Malta will have to adopt stricter financial discipline if it wants to avoid the suspension or cancellation of millions of euro in EU funds under new proposals unveiled yesterday.

According to the "economic governance" proposals, published by the European Commission, Brussels will be tightening its grip on member states' public finances to prevent another economic and financial meltdown similar to the one facing Greece.

In a first blueprint of the Commission's proposals, Brussels is recommending the introduction of sanctions, or Excessive Deficit Procedures (EDP), against those countries that repeatedly go beyond a debt equivalent to 60 per cent of their GDP - Malta currently stands at 70 per cent.

If member states, particularly those in the euro area like Malta, do not apply the recommendations, the Commission would start procedures for the suspension of EU aid and possible cancellation of funds.

During the last EU summit in Brussels earlier on this month, Malta had indicated it would go along with such proposals though some member states like the UK are still skeptical.

However, Malta, like other European countries, is not in the best of shapes financially; the Commission had already started procedures against it to reduce its deficit to under three per cent of GDP.

But the biggest problem lies with the soaring debt.

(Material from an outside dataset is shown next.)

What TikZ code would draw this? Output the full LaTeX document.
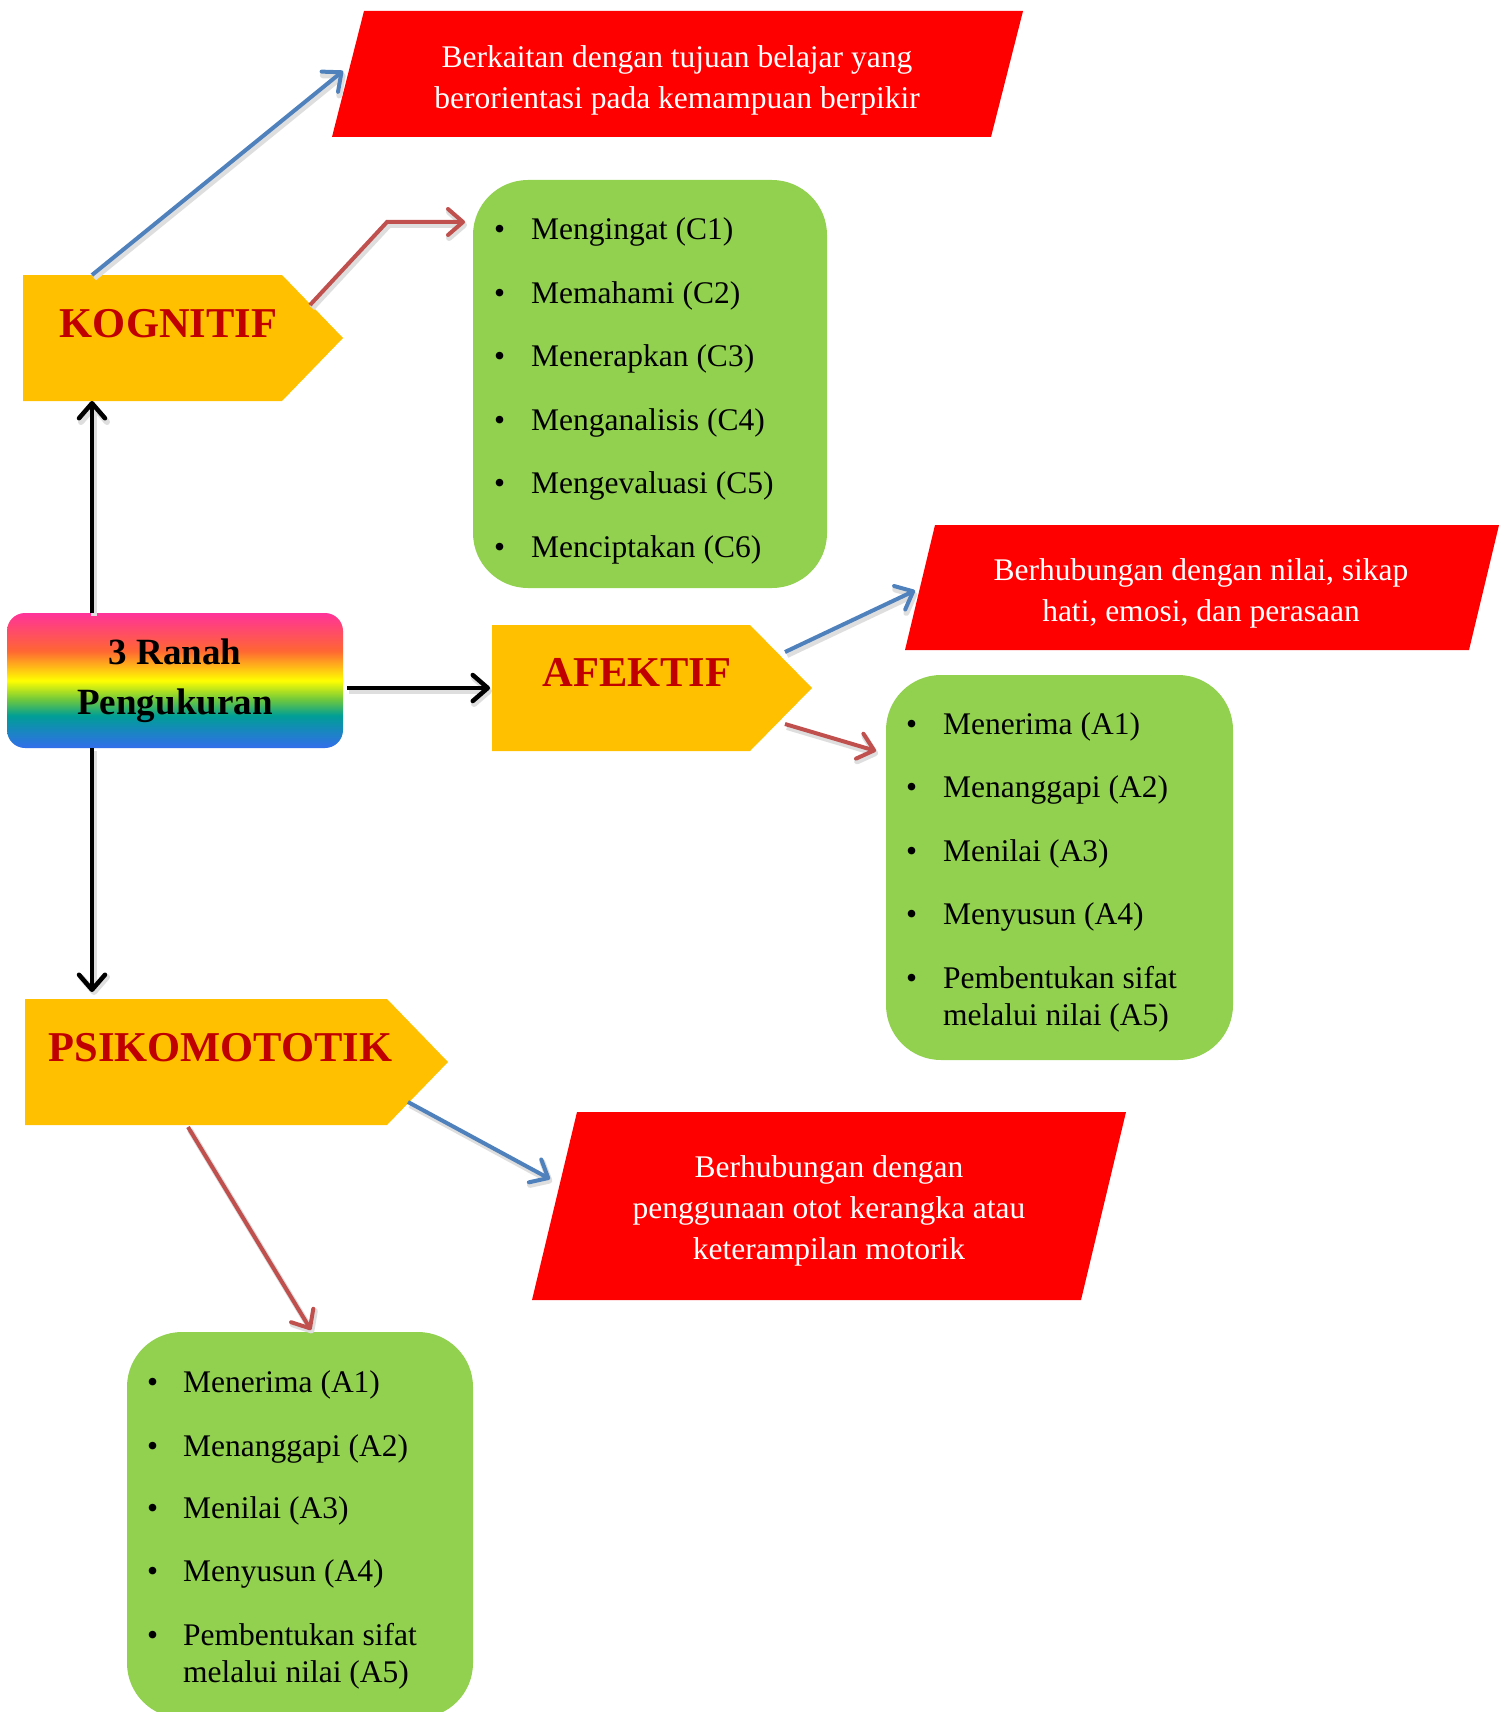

Just this week, the Labour party pointed out that although the government's target was to end the year with a debt increase of €241 million, during the first five months it had already increased by €290 million, according to official statistics released last week.

Under the new agreement, member states would have to rein in these excesses or face the music. Eurozone members especially would have to pay interest-bearing deposits into an EU fund if they ignore warnings to keep their public finances in order.

Until now, such internal sanctions have only been used to correct structural deficits and the EU generally turned a blind eye to growing public debts.

However, according to Economic and Monetary Affairs Commissioner Olli Rehn, this has to change as high debts in member states are putting the eurozone at risk.

Under the current rules, member states could already theoretically be fined for not sticking to the EU's financial rules but this sanction has never been imposed.

"We need more EU coordination but also a more rigorous implementation of the rules we have adopted, with dissuasive sanctions to prevent slippage and regain confidence," Mr Rehn told a press conference in Brussels yesterday.

According to the proposals, stricter surveillance of national budgets will also be introduced with member states having to report their projections on an annual basis and update Brussels on their strategies.

The Commission would then review the plans and issue recommendations to be included in the country's national budgets.

Among other proposals are "scorecards" to monitor macro-economic imbalances such as rising unit labour costs, housing market price bubbles and differences in real effective exchange rates inside the eurozone.